Some of the parents are so young. One couple had more tattoos than skin, and they sat under a Eucalyptus tree with paper bowls of ice cream, watching their daughter chase boys. I stared at the blue patterns on their entwined arms: a Chinese fish, rings of plumeria flowers, a woman's face framed with flowing dark hair. "What Avon cream is best for tattoos?" I wondered.
I remember being young like that. I'm like the old mothers now. We chat among ourselves, woman to woman. We don't snuggle with men on the shoolyard any more. We talk about PTA meetings and laundry stains. I mentioned my Avon business and passed out white business cards printed with a photo of lipsticks in a boquet. I felt out of sync with these women, even though they were kind and took my cards and told me they would call to order something.
I wished I was there with a young man in tattooed skin, his arms around my waist as I laughed, whispering in his ear. "Never forget this!" I wanted to yell this to the young parents, to tell them to breath the grass and sky and ice cream and remember.
Years ago I was young like that, and oh so restless. I dropped out of college mid-semester and ran away to Puget Sound with my boyfriend, got pregnant, got married. I found myself managing a Knights of Columbus trailer park on Black Lake, far from the place I called home, with a semester full of F's on my permanent record and a baby on my hip. I was nineteen years old.
I fell in love with my young husband's red hair and sense of humor. He was four years older, and the son of an Air Force survivalist trainer. He could fix anything that was broken. He loved me because I was so different than any of his previous girlfriends. And I liked sex. We didn't start as friends, became immediate lovers, and nothing else seemed to matter. His friends hated me, my gypsy style of dress, my loud hyena laugh, my way of discussing every subject to death. My friends hated him, the way he would emotionally withdraw, his silly puns, his love for dumb movies. Everyone pointed out we had nothing in common, but we rolled our eyes as countless other young couples have done.

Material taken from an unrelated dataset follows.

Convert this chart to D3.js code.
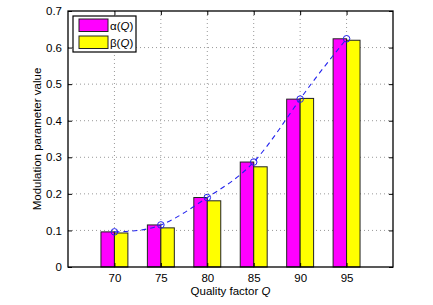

I cooked, I cleaned. I made flies for the fishermen who frequented our campground store. We rode the trailer park paddleboat around the lake every night. I worked as a talking, dancing pig at the state fair. I loved being poor and struggling then. We ate only potatoes and green beans for an entire summer, and picked illicit strawberries at night when the farmer down the road was asleep. We walked the railroad tracks of western Washington in bare feet through the summer and fall. My parents' inevitable disapproval didn't matter to me, life moved forward, and for a time the rumble beneath the surface of my heart seemed to fade like the roll of the cargo trains headed for Seattle in the distance.